[Supplied information]
* * * *
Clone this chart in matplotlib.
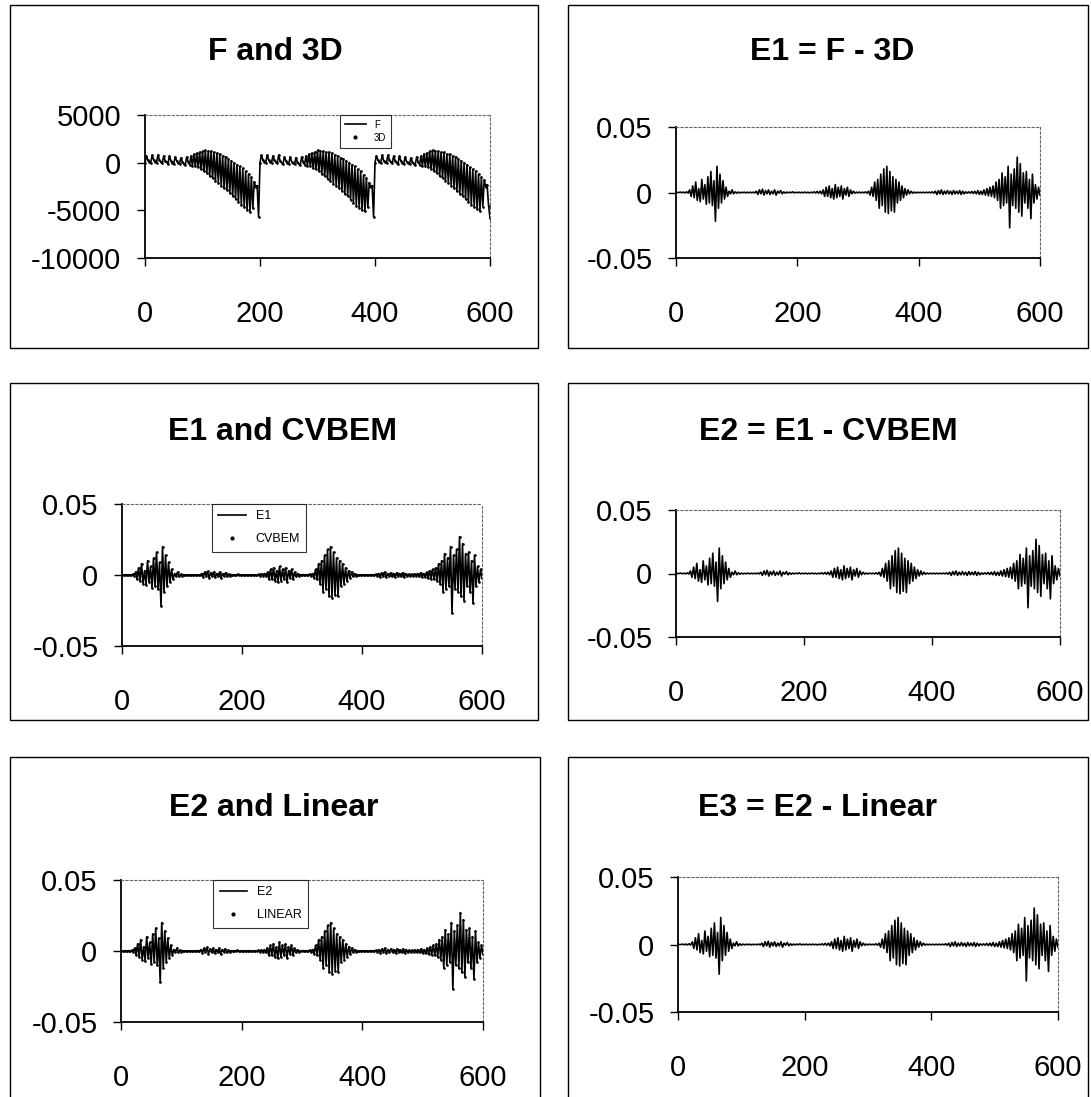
import numpy as np
import matplotlib
matplotlib.use("Agg")
import matplotlib.pyplot as plt
from matplotlib.lines import Line2D
from matplotlib.patches import Rectangle

plt.rcParams['font.family'] = ['Liberation Sans', 'DejaVu Sans']

# ---------------- data ----------------
# F: three identical-looking cycles of 200 units, sampled every 2.5 units
F = [
    # cycle 1, x = 0 .. 77.5
    0, 700, 300, 100, 0, 800, 300, 100, 0, 800, 300, 100, -50, 700, 200, 50,
    -100, 700, 200, 0, -100, 600, 200, 0, -100, 500, 100, -100, -200, 600, 100, -200,
    # cycle 1, x = 80 .. 197.5
    700, -300, 900, -400, 1000, -500, 1100, -700, 1200, -900, 1300, -1100,
    1200, -1400, 1200, -1600, 1100, -1900, 1000, -2100, 900, -2400, 700, -2700,
    600, -2900, 400, -3200, 200, -3500, 0, -3800, -200, -4100, -400, -4400,
    -600, -4700, -900, -5000, -1200, -5200, -1500, -4800, -2000, -2600, -2400, -5700,
    # cycle 2, x = 200 .. 277.5
    0, 800, 300, 100, 0, 800, 300, 50, 0, 700, 300, 100, -50, 800, 200, 0,
    -100, 600, 200, 0, -100, 600, 100, 0, -150, 500, 100, -100, -200, 600, 100, -200,
    # cycle 2, x = 280 .. 397.5
    700, -300, 900, -400, 1000, -600, 1100, -700, 1300, -900, 1200, -1200,
    1200, -1400, 1100, -1700, 1100, -1900, 1000, -2200, 800, -2400, 700, -2700,
    500, -3000, 400, -3300, 200, -3500, 0, -3900, -200, -4200, -400, -4500,
    -700, -4800, -900, -5000, -1300, -5100, -1600, -4700, -2100, -2600, -2400, -5700,
    # cycle 3, x = 400 .. 477.5
    0, 700, 300, 100, 0, 800, 200, 100, 0, 800, 300, 50, -50, 700, 200, 0,
    -100, 700, 200, 0, -100, 600, 100, 0, -100, 500, 100, -100, -200, 600, 100, -200,
    # cycle 3, x = 480 .. 597.5
    700, -300, 900, -400, 1000, -500, 1200, -700, 1300, -900, 1200, -1100,
    1200, -1400, 1100, -1600, 1100, -1900, 900, -2100, 900, -2400, 700, -2700,
    600, -3000, 400, -3300, 200, -3500, 0, -3800, -200, -4100, -500, -4400,
    -700, -4600, -900, -4900, -1200, -5100, -1500, -4600, -1800, -2500, -2300, -4500,
    # x = 600
    -5800,
]
# 3D solution: indistinguishable from F at this scale
D3 = list(F)

# E1 = F - 3D, in units of 0.001, sampled every 2.5 units
E1_milli = [
    0, 0, 0, 0.3, -0.2, 0.3, -0.3, 0.5, -0.4,
    2, -3, 5, -4, 8, -6, 3, -7, 10, -5, 6, -9, 12, -8, 16, -10, 9, -22, 20, -12,
    14, -8, 9, -5, 4, -3,
    1, -1, 2, -1, 0.5, -0.5, 0.3, -0.3, 0.2, -0.2, 0.3, -0.3, 0.2, -0.2, 0.2, -0.2, 0.3, -0.3,
    1, -1.5, 2, -1, 2.5, -2, 1.5, -1, 2, -1.5, 1, -1, 2, -2, 1, -0.5, 1.5, -1, 0.5, -0.5, 0.3, -0.3,
    0.3, -0.2, 0.5, -0.3, 0.2, -0.2, 0.3, -0.3, 0.2, -0.2, 0.3, -0.2, 0.2, -0.3, 0.2, -0.2,
    0.5, -0.4, 0.8, -0.6, 1, -1,
    2, -3, 4, -3, 5, -4, 3, -5, 6, -4, 4, -3, 5, -5, 3, -2, 4, -3, 2, -1, 1,
    -0.5, 0.3, -0.3, 0.3, -0.2, 0.2, -0.3, 0.5, -0.5, 1,
    -2, 4, -3, 8, -6, 10, -12, 14, -10, 18, -15, 20, -16, 16, -14, 12, -15, 10, -8, 8,
    -6, 5, -4, 3, -2, 2, -1,
    1, -0.5, 0.3, -0.3, 0.2, -0.2, 0.2, -0.2, 0.2, -0.2, 0.2, -0.2, 0.3, -0.3, 0.5, -0.5,
    1, -1.5, 1.5, -1, 2, -1.5, 1, -1, 1.5, -1, 1, -1.5, 1.5, -1, 1, -1, 1.5, -1.5, 1, -1,
    0.5, -0.5, 0.5, -0.5, 0.8, -0.8, 1, -1, 1.5, -1.5,
    1, -1.5, 2, -2, 3, -2.5, 4, -3, 5, -4, 8, -6, 10, -12, 15, -10, 12, -8, 20, -27,
    14, -10, 18, -12, 27, -15, 22, -18, 15, -8, 16, -12, 10, -20, 14, -8, 6, -5, 4, -2,
]
# the residual series look the same in every panel
CVBEM_milli = list(E1_milli)
E2_milli = list(E1_milli)
LINEAR_milli = list(E1_milli)
E3_milli = list(E1_milli)

x_ticks = [0, 200, 400, 600]
titles = ["F and 3D", "E1 = F - 3D", "E1 and CVBEM",
          "E2 = E1 - CVBEM", "E2 and Linear", "E3 = E2 - Linear"]
yticks_F = [5000, 0, -5000, -10000]
yticks_E = [0.05, 0, -0.05]

# ---------------- layout ----------------
W, H = 1091, 1097
fig = plt.figure(figsize=(W / 100, H / 100), dpi=100)


def rect(px0, py0, px1, py1):
    return [px0 / W, 1 - py1 / H, (px1 - px0) / W, (py1 - py0) / H]


boxes = [(10, 5, 538, 348), (568, 5, 1088, 348),
         (10, 383, 538, 720), (568, 383, 1088, 720),
         (10, 757, 540, 1120), (568, 757, 1088, 1120)]
for b in boxes:
    r = rect(*b)
    fig.add_artist(Rectangle((r[0], r[1]), r[2], r[3], transform=fig.transFigure,
                             fill=False, ec='black', lw=1.0))

axes_px = [(145, 115, 490, 258), (676, 127, 1040, 258),
           (122, 504, 482, 646), (676, 510, 1060, 637),
           (121, 880, 483, 1022), (678, 877, 1058, 1012)]
title_pos = [(275, 52), (832, 52), (282, 432), (828, 432), (274, 808), (818, 808)]


def to_arr(v, scale=1.0):
    return np.asarray(v, dtype=float) * scale


xF = np.linspace(0, 600, len(F))
xE = np.linspace(0, 600, len(E1_milli))

series = [
    (xF, to_arr(F), ("F", "3D"), to_arr(D3)),
    (xE, to_arr(E1_milli, 1e-3), None, None),
    (xE, to_arr(E1_milli, 1e-3), ("E1", "CVBEM"), to_arr(CVBEM_milli, 1e-3)),
    (xE, to_arr(E2_milli, 1e-3), None, None),
    (xE, to_arr(E2_milli, 1e-3), ("E2", "LINEAR"), to_arr(LINEAR_milli, 1e-3)),
    (xE, to_arr(E3_milli, 1e-3), None, None),
]
legend_anchor = {0: (0.565, 1.0, 7), 2: (0.25, 1.0, 9), 4: (0.255, 1.0, 9)}

for i, (ap, (xs, ys, leg, dots)) in enumerate(zip(axes_px, series)):
    ax = fig.add_axes(rect(*ap))
    ax.plot(xs, ys, color='black', lw=1.2)
    if dots is not None:
        ax.plot(xs, dots, ls='none', marker='.', ms=1.8, color='black')
    ax.set_xlim(0, 600)
    if i == 0:
        ax.set_ylim(-10000, 5000)
        ax.set_yticks(yticks_F)
        ax.set_yticklabels([str(v) for v in yticks_F])
    else:
        ax.set_ylim(-0.05, 0.05)
        ax.set_yticks(yticks_E)
        ax.set_yticklabels([f"{v:g}" for v in yticks_E])
    ax.set_xticks(x_ticks)
    ax.set_xticklabels([str(v) for v in x_ticks])
    ax.tick_params(axis='x', direction='out', length=6, width=1.0, pad=24, labelsize=21)
    ax.tick_params(axis='y', direction='out', length=6, width=1.0, pad=11, labelsize=21)
    for s in ('left', 'bottom'):
        ax.spines[s].set_linewidth(1.3)
        ax.spines[s].set_color('black')
    for s in ('top', 'right'):
        ax.spines[s].set_linestyle((0, (2, 2)))
        ax.spines[s].set_linewidth(0.8)
        ax.spines[s].set_color('#666666')
    if leg is not None:
        lx, ly, fs = legend_anchor[i]
        handles = [Line2D([], [], color='black', lw=1.2),
                   Line2D([], [], ls='none', marker='.', ms=4, color='black')]
        lg = ax.legend(handles, list(leg), loc='upper left', bbox_to_anchor=(lx, ly),
                       fontsize=fs, frameon=True, fancybox=False, borderpad=0.5,
                       handlelength=2.2, labelspacing=0.9 if fs > 8 else 0.3,
                       borderaxespad=0)
        lg.get_frame().set_edgecolor('black')
        lg.get_frame().set_linewidth(0.8)
    tx, ty = title_pos[i]
    fig.text(tx / W, 1 - ty / H, titles[i], ha='center', va='center',
             fontsize=23, fontweight='bold')

fig.savefig("out.png", dpi=100)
* * * *
Transcribe exactly, with no pictures, the lines running from the first line of the material through the line holding "plt.rcParams['font.family'] = ['Liberation".

Clone this chart in matplotlib.
import numpy as np
import matplotlib
matplotlib.use("Agg")
import matplotlib.pyplot as plt
from matplotlib.lines import Line2D
from matplotlib.patches import Rectangle

plt.rcParams['font.family'] = ['Liberation Sans', 'DejaVu Sans']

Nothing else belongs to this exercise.